The Gary Hart follies of the 1987-88 campaign left the issue unresolved. But the particulars of that episode established a standard few future candidate sex scandals could hope to match: the misbehavior was current. The perpetrator was virtually caught with his pants down. He had specifically invited scrutiny of his private life: "Follow me around, I don't care." And the behavior was deemed to be specifically relevant to pre-existing questions about the , candidate's "character." Since Hart was widely suspected of philandering, evidence that he actually did philander was admissible to the public debate. Evidence of philandering by a candidate not previously suspected of it presumably would fail this odd test.

Many journalists hoped the Gary Hart standard would stick and thereby excuse them from further contemplation of this distressing subject. They hoped especially for an unwritten rule that only ongoing goings-on count. But it's probably not going to be that easy. Nor should it be.

Musings on this ripe topic often muddle three distinct questions: First, what level of proof is required of stories about marital infidelity? Second, should such stories be suppressed, even if provably true, out of respect for the candidate's privacy? And third, are past extramarital affairs (to take the meat-and-potatoes issue here) relevant to a candidate's qualifications for office?

Question One is simple, in theory. Sexual allegations should meet the same standard of proof as allegations on any other subject. By their nature, sexual allegations are often furtive and hard to prove. That is a perfectly good reason not to publish them.

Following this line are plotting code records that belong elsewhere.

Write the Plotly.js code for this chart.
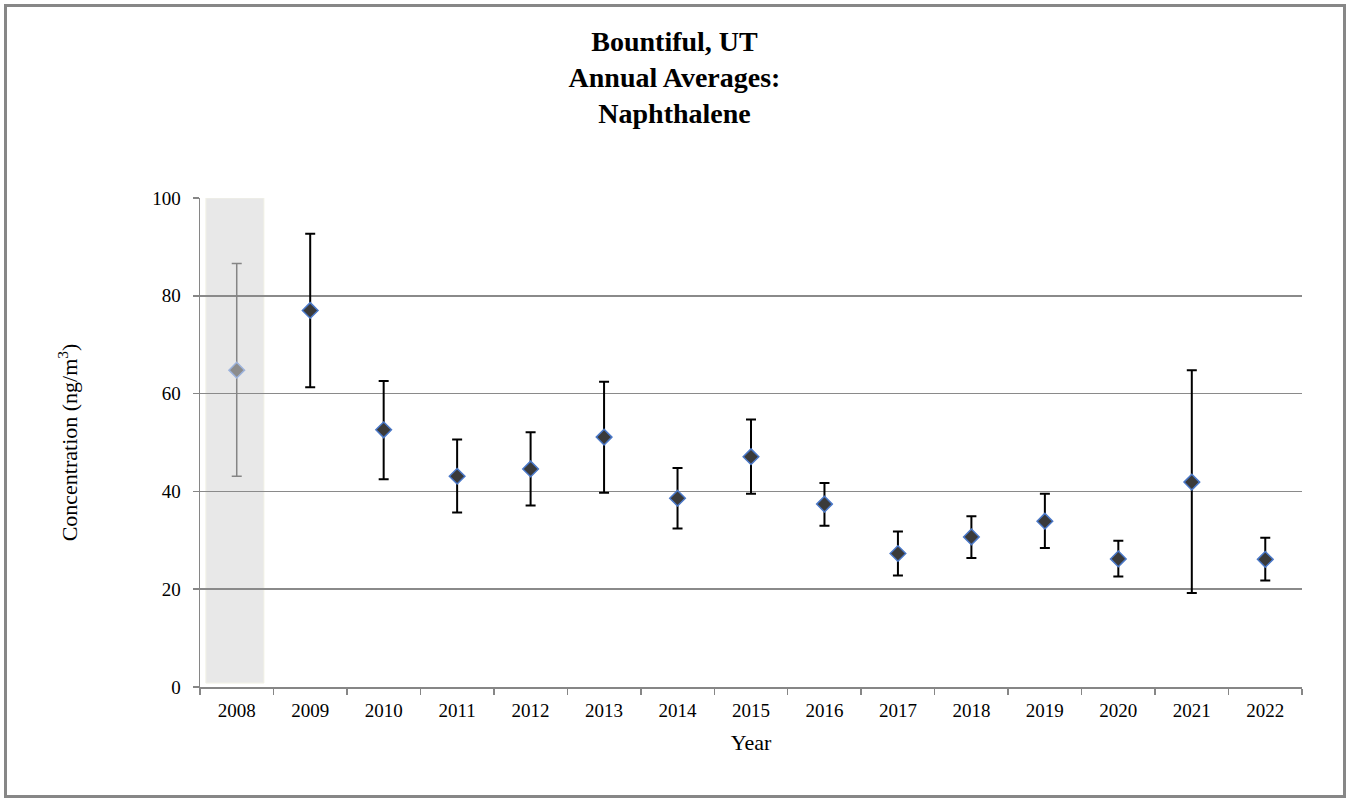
<!DOCTYPE html>
<html>
<head>
<meta charset="utf-8">
<script src="https://cdn.plot.ly/plotly-3.0.1.min.js"></script>
<style>
  html, body { margin: 0; padding: 0; background: #fff; }
  #wrap { position: relative; width: 1349px; height: 802px; }
  #chart { width: 1349px; height: 802px; }
  #frame { position: absolute; left: 4px; top: 4px; width: 1336px; height: 788px;
           border: 3px solid #878787; pointer-events: none; }
</style>
</head>
<body>
<div id="wrap">
  <div id="chart"></div>
  <div id="frame"></div>
</div>
<script>
// ---- data ----
const years = ['2008','2009','2010','2011','2012','2013','2014','2015','2016','2017','2018','2019','2020','2021','2022'];
const means = [64.8, 77.0, 52.6, 43.1, 44.6, 51.1, 38.6, 47.1, 37.4, 27.3, 30.7, 33.9, 26.2, 41.9, 26.1];
const upper = [86.6, 92.7, 62.6, 50.6, 52.1, 62.4, 44.8, 54.7, 41.7, 31.8, 34.9, 39.5, 29.9, 64.8, 30.5];
const lower = [43.1, 61.3, 42.5, 35.7, 37.1, 39.7, 32.4, 39.5, 33.0, 22.8, 26.4, 28.4, 22.6, 19.2, 21.8];
const shadedYears = ['2008'];

const plus = upper.map((u, i) => u - means[i]);
const minus = lower.map((l, i) => means[i] - l);

const serif = '"Liberation Serif", "Times New Roman", serif';

const shadedIdx = years.map((y, i) => shadedYears.includes(y) ? i : -1).filter(i => i >= 0);
const mainIdx = years.map((y, i) => shadedYears.includes(y) ? -1 : i).filter(i => i >= 0);
const pick = (arr, idx) => idx.map(i => arr[i]);

const traceShaded = {
  type: 'scatter', mode: 'markers',
  x: pick(years, shadedIdx), y: pick(means, shadedIdx),
  marker: { symbol: 'diamond', size: 12, color: '#8c8c8c', line: { color: '#9db3dc', width: 1.5 } },
  error_y: { type: 'data', symmetric: false, array: pick(plus, shadedIdx), arrayminus: pick(minus, shadedIdx),
             color: '#858585', thickness: 1.5, width: 5 },
  hoverinfo: 'skip', showlegend: false
};
const traceMain = {
  type: 'scatter', mode: 'markers',
  x: pick(years, mainIdx), y: pick(means, mainIdx),
  marker: { symbol: 'diamond', size: 12, color: '#3a3a3a', line: { color: '#4a78c8', width: 1.5 } },
  error_y: { type: 'data', symmetric: false, array: pick(plus, mainIdx), arrayminus: pick(minus, mainIdx),
             color: '#000000', thickness: 2, width: 5 },
  hoverinfo: 'skip', showlegend: false
};

const shapes = shadedIdx.map(i => ({
  type: 'rect', xref: 'x', yref: 'y', layer: 'below',
  x0: i - 0.42, x1: i + 0.37, y0: 0.8, y1: 100,
  fillcolor: '#e8e8e8', line: { color: '#f2f2e6', width: 1 }
}));

const layout = {
  width: 1349, height: 802,
  paper_bgcolor: '#ffffff', plot_bgcolor: 'rgba(0,0,0,0)',
  margin: { l: 200, r: 47, t: 198, b: 115 },
  font: { family: serif, color: '#000', size: 19 },
  title: {
    text: '<b>Bountiful, UT</b><br><b>Annual Averages:</b><br><b>Naphthalene</b>',
    font: { family: serif, size: 28, color: '#000' },
    x: 0.5, xanchor: 'center', xref: 'container', y: 0.937, yanchor: 'middle', yref: 'container'
  },
  xaxis: {
    type: 'category', categoryorder: 'array', categoryarray: years,
    range: [-0.5, years.length - 0.5],
    title: { text: 'Year', font: { family: serif, size: 22 }, standoff: 14 },
    tickfont: { family: serif, size: 19 },
    ticklabelstandoff: 6,
    showline: true, linecolor: '#868686', linewidth: 1.5,
    ticks: 'outside', tickson: 'boundaries', ticklen: 6, tickcolor: '#868686', tickwidth: 1.5,
    showgrid: false, zeroline: false, fixedrange: true
  },
  yaxis: {
    range: [0, 100], dtick: 20, tick0: 0,
    title: { text: 'Concentration (ng/m<sup>3</sup>)', font: { family: serif, size: 22 }, standoff: 68 },
    tickfont: { family: serif, size: 19 },
    ticklabelstandoff: 8,
    showline: true, linecolor: '#868686', linewidth: 1.5,
    ticks: 'outside', ticklen: 6, tickcolor: '#868686', tickwidth: 1.5,
    showgrid: true, gridcolor: '#8a8a8a', gridwidth: 1.5,
    zeroline: false, fixedrange: true
  },
  shapes: shapes,
  showlegend: false,
  hovermode: false
};

Plotly.newPlot('chart', [traceShaded, traceMain], layout, { displayModeBar: false, staticPlot: true });
</script>
</body>
</html>
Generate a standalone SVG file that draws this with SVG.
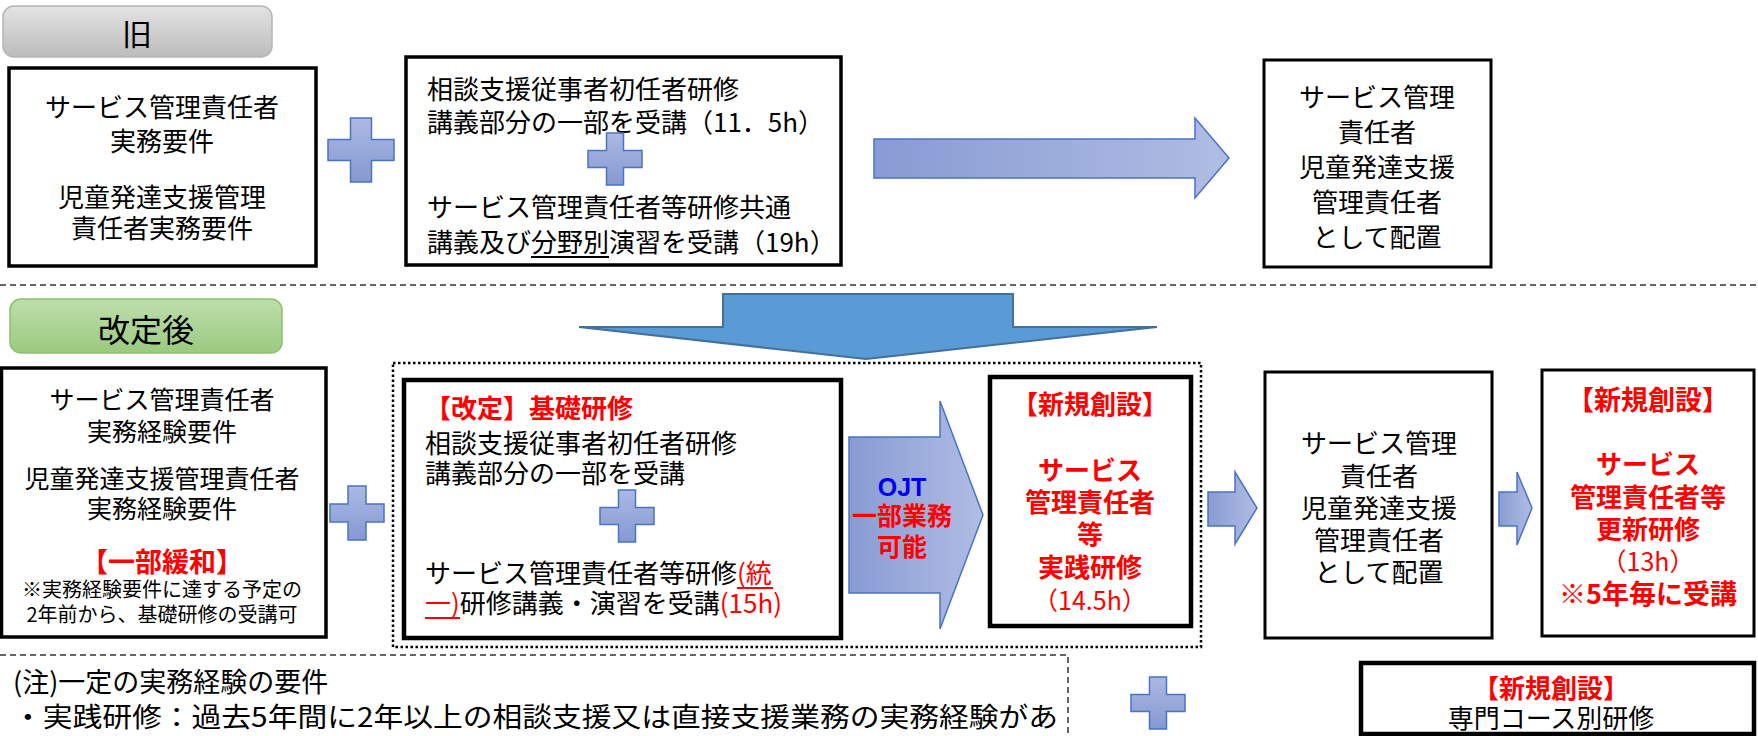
<svg xmlns="http://www.w3.org/2000/svg" width="1758" height="736" viewBox="0 0 1758 736">
<defs>
<linearGradient id="gArrow" x1="0" y1="0" x2="1" y2="0"><stop offset="0" stop-color="#889bd3"/><stop offset="1" stop-color="#b0bde3"/></linearGradient>
<linearGradient id="gPlus" x1="0" y1="0" x2="0" y2="1"><stop offset="0" stop-color="#abb9e3"/><stop offset="1" stop-color="#8599d2"/></linearGradient>
<linearGradient id="gGray" x1="0" y1="0" x2="0" y2="1"><stop offset="0" stop-color="#e3e3e3"/><stop offset="1" stop-color="#bcbcbc"/></linearGradient>
<linearGradient id="gGreen" x1="0" y1="0" x2="0" y2="1"><stop offset="0" stop-color="#bedead"/><stop offset="1" stop-color="#9bca80"/></linearGradient>
<style>
text{font-family:"Noto Sans CJK JP","Noto Sans CJK SC",sans-serif;fill:#000;font-size:26px}
.c{text-anchor:middle}
.r{fill:#ff0000}
.b{font-weight:bold}
.box{fill:#fff;stroke:#000;stroke-width:3.5}
.thick{stroke-width:4.5}
.thin{stroke-width:3}
.plus{fill:url(#gPlus);stroke:#4a73c4;stroke-width:1.5}
.arr{fill:url(#gArrow);stroke:#4a73c4;stroke-width:1.5}
.dash{fill:none;stroke:#333;stroke-width:1.5;stroke-dasharray:6 4}
.dot{fill:none;stroke:#000;stroke-width:2.5;stroke-dasharray:2.5 2.5}
.ul{stroke-width:2}
</style>
</defs>

<g id="separators">
<line class="dash" x1="0" y1="285" x2="1758" y2="285"/>
</g>

<g id="label-old">
<rect x="3" y="6" width="269" height="51" rx="11" fill="url(#gGray)" stroke="#b5b5b5" stroke-width="1.5"/>
<text class="c" x="137" y="45" style="font-size:30px">旧</text>
</g>

<g id="label-new">
<rect x="10" y="299" width="272" height="54" rx="11" fill="url(#gGreen)" stroke="#8dc06d" stroke-width="1.5"/>
<text class="c" x="146" y="342" style="font-size:32px">改定後</text>
</g>

<g id="old-requirements">
<rect class="box" x="9" y="68" width="307" height="198"/>
<text class="c" x="162" y="117">サービス管理責任者</text>
<text class="c" x="162" y="151">実務要件</text>
<text class="c" x="162" y="207">児童発達支援管理</text>
<text class="c" x="162" y="238">責任者実務要件</text>
</g>

<g id="old-training">
<rect class="box" x="406" y="57" width="435" height="208"/>
<text x="427" y="99">相談支援従事者初任者研修</text>
<text x="427" y="132">講義部分の一部を受講（11．5h）</text>
<text x="427" y="217">サービス管理責任者等研修共通</text>
<text x="427" y="252">講義及び分野別演習を受講（19h）</text>
<line x1="531" y1="257" x2="609" y2="257" stroke="#000" class="ul"/>
</g>

<g id="old-placement">
<rect class="box thin" x="1264" y="60" width="227" height="207"/>
<text class="c" x="1377" y="107">サービス管理</text>
<text class="c" x="1377" y="142">責任者</text>
<text class="c" x="1377" y="177">児童発達支援</text>
<text class="c" x="1377" y="212">管理責任者</text>
<text class="c" x="1377" y="247">として配置</text>
</g>

<g id="new-group">
<rect class="dot" x="393" y="363" width="808" height="284"/>
</g>

<g id="new-requirements">
<rect class="box" x="1.5" y="368" width="324.5" height="269"/>
<text class="c" x="162" y="409" style="font-size:25px">サービス管理責任者</text>
<text class="c" x="162" y="441" style="font-size:25px">実務経験要件</text>
<text class="c" x="162" y="488" style="font-size:25px">児童発達支援管理責任者</text>
<text class="c" x="162" y="518" style="font-size:25px">実務経験要件</text>
<text class="c r b" x="162" y="572" style="font-size:27px">【一部緩和】</text>
<text class="c" x="162" y="597" style="font-size:20px">※実務経験要件に達する予定の</text>
<text class="c" x="162" y="622" style="font-size:20px">2年前から、基礎研修の受講可</text>
</g>

<g id="basic-training">
<rect class="box thick" x="404" y="380" width="437" height="258"/>
<text class="r b" x="425" y="418">【改定】基礎研修</text>
<text x="425" y="453">相談支援従事者初任者研修</text>
<text x="425" y="483">講義部分の一部を受講</text>
<text x="425" y="583">サービス管理責任者等研修<tspan class="r">(統</tspan></text>
<text x="425" y="613"><tspan class="r">一)</tspan>研修講義・演習を受講<tspan class="r">(15h)</tspan></text>
<line x1="737" y1="588" x2="773" y2="588" stroke="#ff0000" class="ul"/>
<line x1="425" y1="618" x2="460" y2="618" stroke="#ff0000" class="ul"/>
</g>

<g id="practice-training">
<rect class="box thick" x="990" y="377" width="201" height="249"/>
<text class="c r b" x="1090" y="414">【新規創設】</text>
<text class="c r b" x="1090" y="480">サービス</text>
<text class="c r b" x="1090" y="512">管理責任者</text>
<text class="c r b" x="1090" y="544">等</text>
<text class="c r b" x="1090" y="577">実践研修</text>
<text class="c r" x="1090" y="610" style="font-size:25px">（14.5h）</text>
</g>

<g id="new-placement">
<rect class="box thin" x="1265" y="372" width="227" height="266"/>
<text class="c" x="1379" y="453">サービス管理</text>
<text class="c" x="1379" y="486">責任者</text>
<text class="c" x="1379" y="518">児童発達支援</text>
<text class="c" x="1379" y="550">管理責任者</text>
<text class="c" x="1379" y="582">として配置</text>
</g>

<g id="renewal-training">
<rect class="box thin" x="1542" y="370" width="212" height="266"/>
<text class="c r b" x="1648" y="410" style="font-size:27px">【新規創設】</text>
<text class="c r b" x="1648" y="474">サービス</text>
<text class="c r b" x="1648" y="507">管理責任者等</text>
<text class="c r b" x="1648" y="539">更新研修</text>
<text class="c r" x="1648" y="571" style="font-size:25px">（13h）</text>
<text class="c r b" x="1648" y="604" style="font-size:27px">※5年毎に受講</text>
</g>

<g id="notes">
<path class="dash" d="M0,655 H1068 V736"/>
<text x="13" y="692" style="font-size:27px">(注)一定の実務経験の要件</text>
<text x="13" y="727" style="font-size:27px" textLength="1045" lengthAdjust="spacingAndGlyphs">・実践研修：過去5年間に2年以上の相談支援又は直接支援業務の実務経験があ</text>
</g>

<g id="specialist-training">
<rect class="box thick" x="1361" y="663" width="393" height="71"/>
<text class="c r b" x="1551" y="698">【新規創設】</text>
<text class="c" x="1551" y="728">専門コース別研修</text>
</g>

<g id="plus-signs">
<path class="plus" d="M350.5,118 H371.5 V139.5 H394 V160.5 H371.5 V182 H350.5 V160.5 H328 V139.5 H350.5 Z"/>
<path class="plus" d="M606.5,133 H623.5 V150.5 H642 V167.5 H623.5 V185 H606.5 V167.5 H588 V150.5 H606.5 Z"/>
<path class="plus" d="M348,486 H366 V504 H384 V522 H366 V540 H348 V522 H330 V504 H348 Z"/>
<path class="plus" d="M618.5,490 H635.5 V507.5 H654 V524.5 H635.5 V542 H618.5 V524.5 H600 V507.5 H618.5 Z"/>
<path class="plus" d="M1149.5,677 H1166.5 V694.5 H1185 V711.5 H1166.5 V729 H1149.5 V711.5 H1131 V694.5 H1149.5 Z"/>
</g>

<g id="connectors">
<path class="arr" d="M874,139 H1195 V118 L1229,158 L1195,198 V178 H874 Z"/>
<path d="M723,294 H1013 V327 H1157 L866,359 L579,327 H723 Z" fill="#5b9bd5" stroke="#41719c" stroke-width="2"/>
<path class="arr" d="M849,437 H940 V401 L983,515 L940,629 V593 H849 Z"/>
<text class="c b" x="902" y="496" style="font-size:25px;font-family:'Liberation Sans',Arial,sans-serif;fill:#0000ee">OJT</text>
<text class="c r b" x="902" y="525" style="font-size:25px">一部業務</text>
<text class="c r b" x="902" y="556" style="font-size:25px">可能</text>
<path class="arr" d="M1208,492 H1235 V472 L1257,508 L1235,544 V526 H1208 Z"/>
<path class="arr" d="M1499,492 H1517 V472 L1532,508 L1517,545 V526 H1499 Z"/>
</g>
</svg>
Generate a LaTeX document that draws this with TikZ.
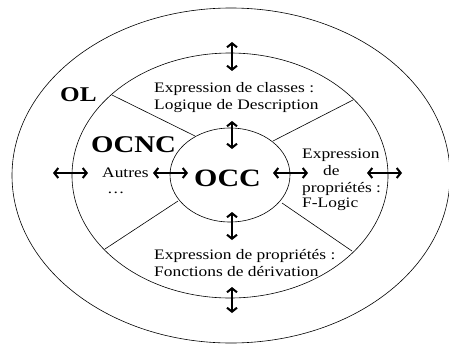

But there is a genuine dilemma. Rumors can become so thick and widespread that not to report their existence -- even if they cannot be proved -- becomes a kind of dishonesty. The Washington Post once got in trouble for publishing a rumor without proof it was true, and defended itself editorially on grounds that, well, it's true there was a rumor. Much chortling and indignation at that. But it's not a worthless point. Past profiles of Clinton, in TIME and elsewhere, have reported vague rumors about marital infidelity as exactly that, and rightly so.

The specific accusations published last week have been peddled for more than a year by a disgruntled former state employee Clinton had fired. The purveyor has zero evidence, and Clinton and the women allegedly involved all deny it. But the stories were published in the Star, a supermarket tabloid, picked up by the two New York papers, and thus became fair game for everyone else.